4. "Gravitation" (Karaoke/no vocals)
5. "Storm of Nothingness" (虚無の嵐) (Karaoke)
6. "Your breath" (Karaoke)

=====Ending themes=====
The ending theme of Heroic Age, "Azurite", was performed by Tae Urakabe. An ending theme single containing four tracks was released on May 23, 2007.
- Lyrics: SHUMA (for Azurite)
- Composition and arrangement: YUPA (for Azurite)

- Track listing
1. "Azurite"
2. "Starry heavens"
3. "Azurite" (Karaoke)
4. "Starry heavens" (Karaoke)

====Soundtracks====
The first original soundtrack album, entitled "Star Way", was released on July 11, 2007. It contains two discs, with the second disc being a Drama CD. The second soundtrack, which was released on September 26, 2007, also contains two discs. The first disc contains 18 tracks, while the second disc is another Drama CD containing the continuation of the story in the first Drama CD.

- Star Way
- Disc 1
1. "Heroic Age" (ヒロイック・エイジ, Hiroikku Eiji)
2. "Star murder" (星殺し)
3. "Bellcross" (ベルクロス, Berukurosu)
4. "Star way" (スターウェー, Sutāwē)
5. "Nodos Fight" (ノドスの戦い, Nodosu no tatakai)
6. "Scar" (傷)
7. "Everyday life of Age" (エイジの日)
8. "Age and Futo" (エイジとフートォ, Eiji to Fūtoo)
9. "Heart's Rain" (心の雨)
10. "Planet Dyui" (惑星デュイー, Wakusei Dyuī)
11. "Azu Azot Fleet" (アズ・アゾート艦隊, Azu Azōto Sentai)
12. "Spark" (閃光)
13. "Silver Tribe" (銀の種族, Gin no Shuzoku)
14. "Conversation" (対話)
15. "Cemetery Belt" (セメタリー・ベルト, Semetarī beruto)
16. "Argonaut" (アルゴノート, Arugonōto)
17. "One Heart" (心ひとつに)
18. "Tayl and Mayl" (テイルとメイル, Teiru to Meiru)
19. "Intense Earthquake" (激震)
20. "Contract" (契約, Keiyaku)
21. "The Coming of the old Star God" (旧き神の星)

- Disc 2
The second disc describes some events surrounding Iolaous, outside the Heroic Age story.
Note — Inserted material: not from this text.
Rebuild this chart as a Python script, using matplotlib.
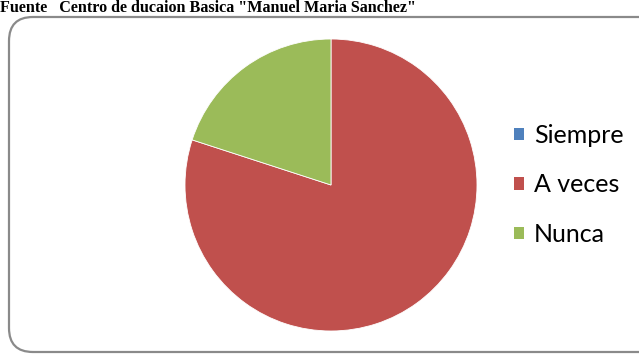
import matplotlib
matplotlib.use("Agg")
import matplotlib.pyplot as plt
from matplotlib.patches import FancyBboxPatch, Patch

categories = ["Siempre", "A veces", "Nunca"]
values = [0, 80, 20]
colors = ["#4F81BD", "#C0504D", "#9BBB59"]
source_text = 'Fuente   Centro de ducaion Basica "Manuel Maria Sanchez"'

W, H = 639, 354
fig = plt.figure(figsize=(W / 100, H / 100), dpi=100)
fig.patch.set_facecolor("white")

# Background layer in pixel units for the rounded frame and the source line
bg = fig.add_axes([0, 0, 1, 1])
bg.set_xlim(0, W)
bg.set_ylim(H, 0)
bg.axis("off")
frame = FancyBboxPatch((9, 17), 660, 335,
                       boxstyle="round,pad=0,rounding_size=24",
                       facecolor="white", edgecolor="#8a8a8a", linewidth=1.6)
bg.add_patch(frame)
bg.text(0, 0.5, source_text, ha="left", va="top", fontsize=11.6,
        family="Liberation Serif", fontweight="bold", color="black")

# Pie chart
cx, cy, r = 331, 185, 146
ax = fig.add_axes([(cx - r) / W, (H - cy - r) / H, 2 * r / W, 2 * r / H])
ax.pie(values, colors=colors, startangle=90, counterclock=False,
       radius=1.0, wedgeprops=dict(edgecolor="white", linewidth=0.6))
ax.set_xlim(-1, 1)
ax.set_ylim(-1, 1)
ax.set_aspect("equal")

handles = [Patch(facecolor=c, edgecolor="none") for c in colors]
fig.legend(handles, categories, loc="center left",
           bbox_to_anchor=(514 / W, 1 - 185 / H), frameon=False,
           prop=dict(family="Lato", size=18), handlelength=0.4,
           handleheight=0.4, handletextpad=0.4, labelspacing=1.06,
           borderpad=0, borderaxespad=0)

fig.savefig("out.png", dpi=100, facecolor="white")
The disc also features a bonus track, "Azurite", with vocals by Dhianeila's voice actress, Yui Ishikawa.

- Performance
- Takashi Kondō as Iolaous
- Yukari Tamura as Tail
- Rie Kugimiya as Mail
- Kaori Shimizu as Aneasha

- Kikan
- Disc 1
1. "Heroic Age -Aratanaru Tabidachi-" (ヒロイック・エイジ-新たなる旅立ち-)
2. "Kyouran" (狂乱)
3. "Karyu-don Kantai" (カリュドーン艦隊)
4. "Gekisen no Kodou" (激戦の鼓動)
5. "Eryushion" (エリュシオン)
6. "Shi no Keiyaku" (死の契約)
7. "Dhianeila no Omoi" (ディアネイラの想い)
8. "Kyomu" (虚無)
9. "Koe" (声)
10. "Yuganda Kokoro -Kunou-" (歪んだ心-苦悩-)
11. "Yuuki" (勇気)
12. "Jikuuryuu no Tatakai" (時空流の戦い)
13. "Ankoku no Nodosu" (暗黒のノドス)
14. "Heroic Age -Kagayaku no Hoshi Tatsu Toki-" (ヒロイック・エイジ-輝きの星立つとき-)
15. "Yuganda Kokoro -Kyoufu-" (歪んだ心-恐怖-)
16. "Omowaku" (思惑)
17. "Chitsujo" (秩序)
18. "Heroic Age -Kikan-" (ヒロイック・エイジ-帰還-)

- Disc 2
The second disc describes some events surrounding Iolaous, outside the Heroic Age story. The disc also features a bonus track, "Flowery", with vocals by Dhianeila's voice actress, Yui Ishikawa.

- Performance
- Takashi Kondō as Iolaous
- Yukari Tamura as Tail
- Rie Kugimiya as Mail
- Kaori Shimizu as Aneasha

== Reception ==
The show was reviewed for THEM Anme Reviews, where the reviewer found it entertaining, but with a number of flaws, awarding it 3 out of 5 stars. The reviewer at The Escapist reviewed the first half, concluding that it is "a solid series with the potential to be something greater", with the shows problems ("the main character is bland and uninteresting and the story a cliché") counterbalanced by a compelling supporting cast and an above-average presentation. A similar lukewarm review was penned by the reviewer from Anime News Network noted that the show is middling (giving it C−), with above average audiovisuals, but under average story, concluding that it "is little more than yet another anime series about a super-special teenager whose amazing powers are destined to save humanity".

In The Encyclopedia of Science Fiction, the show is described as "a minor but distinctive entry in twenty-first-century anime Military SF/Space Opera genres, attempting to recapture the sweeping scope of vintage space operas while for grafting Greek heroic myth onto a fairly orthodox interstellar-war template and playing the result unusually straight.".